--- Start Collected data ---
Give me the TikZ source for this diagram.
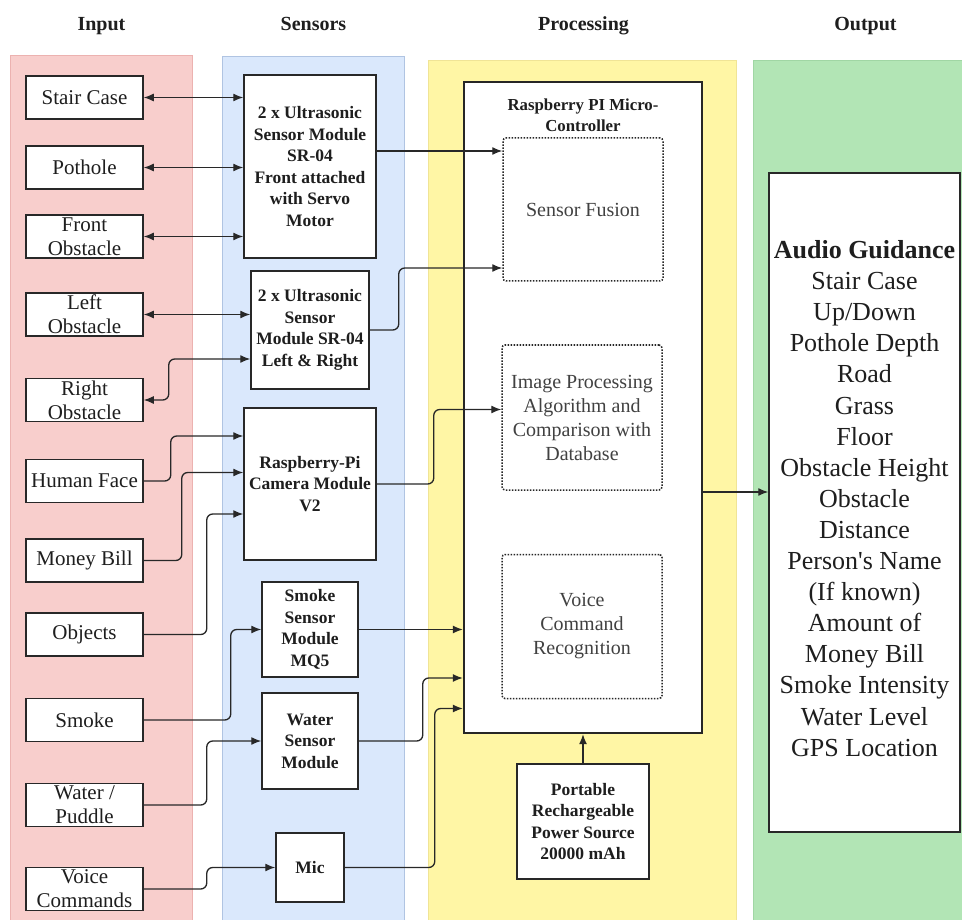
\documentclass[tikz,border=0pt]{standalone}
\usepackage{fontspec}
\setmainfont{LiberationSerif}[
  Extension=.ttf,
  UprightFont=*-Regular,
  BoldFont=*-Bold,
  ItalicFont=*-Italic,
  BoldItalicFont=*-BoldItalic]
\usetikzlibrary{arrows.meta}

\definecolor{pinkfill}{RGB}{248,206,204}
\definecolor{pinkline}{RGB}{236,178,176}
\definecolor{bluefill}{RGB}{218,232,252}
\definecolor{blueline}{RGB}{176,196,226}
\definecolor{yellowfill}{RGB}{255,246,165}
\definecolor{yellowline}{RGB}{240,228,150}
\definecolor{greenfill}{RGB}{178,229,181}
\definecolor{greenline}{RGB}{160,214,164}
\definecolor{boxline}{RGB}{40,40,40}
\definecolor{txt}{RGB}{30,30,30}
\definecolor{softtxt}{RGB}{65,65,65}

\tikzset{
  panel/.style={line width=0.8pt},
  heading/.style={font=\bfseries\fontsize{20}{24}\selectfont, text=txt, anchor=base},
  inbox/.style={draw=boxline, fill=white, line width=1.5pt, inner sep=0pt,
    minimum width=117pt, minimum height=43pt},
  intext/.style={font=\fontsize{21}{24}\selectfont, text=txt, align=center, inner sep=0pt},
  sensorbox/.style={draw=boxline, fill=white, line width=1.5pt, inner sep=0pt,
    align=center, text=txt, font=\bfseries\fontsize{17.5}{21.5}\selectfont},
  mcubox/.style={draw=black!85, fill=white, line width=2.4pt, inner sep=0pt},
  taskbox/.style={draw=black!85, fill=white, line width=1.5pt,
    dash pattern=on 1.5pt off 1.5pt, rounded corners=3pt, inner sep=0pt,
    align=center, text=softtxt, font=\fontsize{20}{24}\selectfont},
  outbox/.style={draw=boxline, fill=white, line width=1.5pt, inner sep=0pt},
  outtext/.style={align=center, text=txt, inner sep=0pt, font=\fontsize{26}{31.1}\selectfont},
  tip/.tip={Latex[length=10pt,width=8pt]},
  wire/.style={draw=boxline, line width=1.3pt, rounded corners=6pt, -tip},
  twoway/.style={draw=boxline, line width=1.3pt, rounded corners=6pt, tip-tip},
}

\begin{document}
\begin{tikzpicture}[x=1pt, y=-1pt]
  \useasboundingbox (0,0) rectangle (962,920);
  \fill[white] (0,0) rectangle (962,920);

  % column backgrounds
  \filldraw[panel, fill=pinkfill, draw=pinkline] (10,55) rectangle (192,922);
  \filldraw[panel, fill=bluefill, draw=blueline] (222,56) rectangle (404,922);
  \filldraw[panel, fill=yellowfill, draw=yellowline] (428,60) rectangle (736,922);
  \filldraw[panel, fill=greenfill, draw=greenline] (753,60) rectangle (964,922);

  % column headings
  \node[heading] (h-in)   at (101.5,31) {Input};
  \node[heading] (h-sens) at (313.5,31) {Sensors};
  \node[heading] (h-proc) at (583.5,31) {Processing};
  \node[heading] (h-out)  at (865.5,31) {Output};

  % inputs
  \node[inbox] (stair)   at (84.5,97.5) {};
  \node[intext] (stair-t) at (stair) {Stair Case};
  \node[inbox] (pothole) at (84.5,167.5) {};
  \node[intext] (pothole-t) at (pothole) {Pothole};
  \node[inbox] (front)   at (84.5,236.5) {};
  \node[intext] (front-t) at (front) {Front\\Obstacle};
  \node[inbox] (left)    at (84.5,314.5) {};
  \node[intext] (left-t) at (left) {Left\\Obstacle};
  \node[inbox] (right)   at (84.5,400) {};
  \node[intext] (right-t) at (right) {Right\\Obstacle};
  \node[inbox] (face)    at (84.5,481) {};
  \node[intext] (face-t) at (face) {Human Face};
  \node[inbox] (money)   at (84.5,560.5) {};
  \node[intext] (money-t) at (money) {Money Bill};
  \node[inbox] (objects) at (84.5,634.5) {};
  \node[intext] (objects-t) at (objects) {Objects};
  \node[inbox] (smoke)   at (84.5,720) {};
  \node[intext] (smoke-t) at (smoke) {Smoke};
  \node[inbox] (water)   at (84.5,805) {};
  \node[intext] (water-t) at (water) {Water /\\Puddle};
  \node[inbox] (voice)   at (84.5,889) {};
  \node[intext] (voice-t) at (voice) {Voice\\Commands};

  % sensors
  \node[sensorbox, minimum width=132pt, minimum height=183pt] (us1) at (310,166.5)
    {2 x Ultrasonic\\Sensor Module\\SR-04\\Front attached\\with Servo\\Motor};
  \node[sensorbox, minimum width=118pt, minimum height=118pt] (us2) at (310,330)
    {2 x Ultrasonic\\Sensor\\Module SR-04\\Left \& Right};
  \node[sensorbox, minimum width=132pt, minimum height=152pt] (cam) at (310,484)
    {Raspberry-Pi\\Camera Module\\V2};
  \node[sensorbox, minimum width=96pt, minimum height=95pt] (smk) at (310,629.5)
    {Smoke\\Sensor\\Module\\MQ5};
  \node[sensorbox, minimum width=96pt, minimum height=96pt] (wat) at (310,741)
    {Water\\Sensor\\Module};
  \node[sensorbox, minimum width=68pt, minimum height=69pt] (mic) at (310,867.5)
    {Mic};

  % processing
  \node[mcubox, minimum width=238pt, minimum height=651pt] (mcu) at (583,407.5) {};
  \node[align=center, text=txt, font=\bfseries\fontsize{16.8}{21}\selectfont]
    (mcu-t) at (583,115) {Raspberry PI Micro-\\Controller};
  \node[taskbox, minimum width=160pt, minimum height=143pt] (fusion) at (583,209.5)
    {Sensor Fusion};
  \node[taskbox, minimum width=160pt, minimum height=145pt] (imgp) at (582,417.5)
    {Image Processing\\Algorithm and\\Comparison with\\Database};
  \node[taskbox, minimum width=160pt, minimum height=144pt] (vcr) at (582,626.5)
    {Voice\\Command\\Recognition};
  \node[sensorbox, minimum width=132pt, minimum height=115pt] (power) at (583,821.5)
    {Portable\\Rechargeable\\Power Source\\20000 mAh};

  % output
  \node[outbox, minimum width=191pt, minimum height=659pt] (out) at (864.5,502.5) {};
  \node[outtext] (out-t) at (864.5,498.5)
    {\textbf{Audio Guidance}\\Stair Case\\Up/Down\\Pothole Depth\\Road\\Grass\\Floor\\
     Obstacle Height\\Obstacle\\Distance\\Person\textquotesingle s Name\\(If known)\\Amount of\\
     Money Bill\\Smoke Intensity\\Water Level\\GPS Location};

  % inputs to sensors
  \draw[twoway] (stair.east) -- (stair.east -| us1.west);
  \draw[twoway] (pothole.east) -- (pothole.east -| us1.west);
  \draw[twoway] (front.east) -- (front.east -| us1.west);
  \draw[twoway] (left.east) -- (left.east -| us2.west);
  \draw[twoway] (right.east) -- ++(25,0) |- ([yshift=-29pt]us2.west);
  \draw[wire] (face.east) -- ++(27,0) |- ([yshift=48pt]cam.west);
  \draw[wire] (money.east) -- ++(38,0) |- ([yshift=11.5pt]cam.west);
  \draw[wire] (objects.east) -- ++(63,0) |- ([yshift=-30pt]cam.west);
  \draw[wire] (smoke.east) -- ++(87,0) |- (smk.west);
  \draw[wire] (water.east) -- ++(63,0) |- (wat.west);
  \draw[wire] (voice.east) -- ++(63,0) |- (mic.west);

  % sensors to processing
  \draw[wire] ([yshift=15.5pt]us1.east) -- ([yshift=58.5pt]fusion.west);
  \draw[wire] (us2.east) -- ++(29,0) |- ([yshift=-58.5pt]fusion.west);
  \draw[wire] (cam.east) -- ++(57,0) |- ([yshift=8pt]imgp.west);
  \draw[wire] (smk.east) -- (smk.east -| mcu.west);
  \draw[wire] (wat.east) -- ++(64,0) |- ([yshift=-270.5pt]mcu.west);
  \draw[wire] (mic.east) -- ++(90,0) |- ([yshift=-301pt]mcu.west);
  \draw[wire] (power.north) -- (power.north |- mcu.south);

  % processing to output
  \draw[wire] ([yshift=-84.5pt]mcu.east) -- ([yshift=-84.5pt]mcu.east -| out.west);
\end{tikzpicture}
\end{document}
--- End Collected data ---
## What needs to be done
Repeat, exactly and in full, each line from the start of the data to the line that contains "(753,60) rectangle (964,922);". Pictures do not go in.

## Result
Give me the TikZ source for this diagram.
\documentclass[tikz,border=0pt]{standalone}
\usepackage{fontspec}
\setmainfont{LiberationSerif}[
  Extension=.ttf,
  UprightFont=*-Regular,
  BoldFont=*-Bold,
  ItalicFont=*-Italic,
  BoldItalicFont=*-BoldItalic]
\usetikzlibrary{arrows.meta}

\definecolor{pinkfill}{RGB}{248,206,204}
\definecolor{pinkline}{RGB}{236,178,176}
\definecolor{bluefill}{RGB}{218,232,252}
\definecolor{blueline}{RGB}{176,196,226}
\definecolor{yellowfill}{RGB}{255,246,165}
\definecolor{yellowline}{RGB}{240,228,150}
\definecolor{greenfill}{RGB}{178,229,181}
\definecolor{greenline}{RGB}{160,214,164}
\definecolor{boxline}{RGB}{40,40,40}
\definecolor{txt}{RGB}{30,30,30}
\definecolor{softtxt}{RGB}{65,65,65}

\tikzset{
  panel/.style={line width=0.8pt},
  heading/.style={font=\bfseries\fontsize{20}{24}\selectfont, text=txt, anchor=base},
  inbox/.style={draw=boxline, fill=white, line width=1.5pt, inner sep=0pt,
    minimum width=117pt, minimum height=43pt},
  intext/.style={font=\fontsize{21}{24}\selectfont, text=txt, align=center, inner sep=0pt},
  sensorbox/.style={draw=boxline, fill=white, line width=1.5pt, inner sep=0pt,
    align=center, text=txt, font=\bfseries\fontsize{17.5}{21.5}\selectfont},
  mcubox/.style={draw=black!85, fill=white, line width=2.4pt, inner sep=0pt},
  taskbox/.style={draw=black!85, fill=white, line width=1.5pt,
    dash pattern=on 1.5pt off 1.5pt, rounded corners=3pt, inner sep=0pt,
    align=center, text=softtxt, font=\fontsize{20}{24}\selectfont},
  outbox/.style={draw=boxline, fill=white, line width=1.5pt, inner sep=0pt},
  outtext/.style={align=center, text=txt, inner sep=0pt, font=\fontsize{26}{31.1}\selectfont},
  tip/.tip={Latex[length=10pt,width=8pt]},
  wire/.style={draw=boxline, line width=1.3pt, rounded corners=6pt, -tip},
  twoway/.style={draw=boxline, line width=1.3pt, rounded corners=6pt, tip-tip},
}

\begin{document}
\begin{tikzpicture}[x=1pt, y=-1pt]
  \useasboundingbox (0,0) rectangle (962,920);
  \fill[white] (0,0) rectangle (962,920);

  % column backgrounds
  \filldraw[panel, fill=pinkfill, draw=pinkline] (10,55) rectangle (192,922);
  \filldraw[panel, fill=bluefill, draw=blueline] (222,56) rectangle (404,922);
  \filldraw[panel, fill=yellowfill, draw=yellowline] (428,60) rectangle (736,922);
  \filldraw[panel, fill=greenfill, draw=greenline] (753,60) rectangle (964,922);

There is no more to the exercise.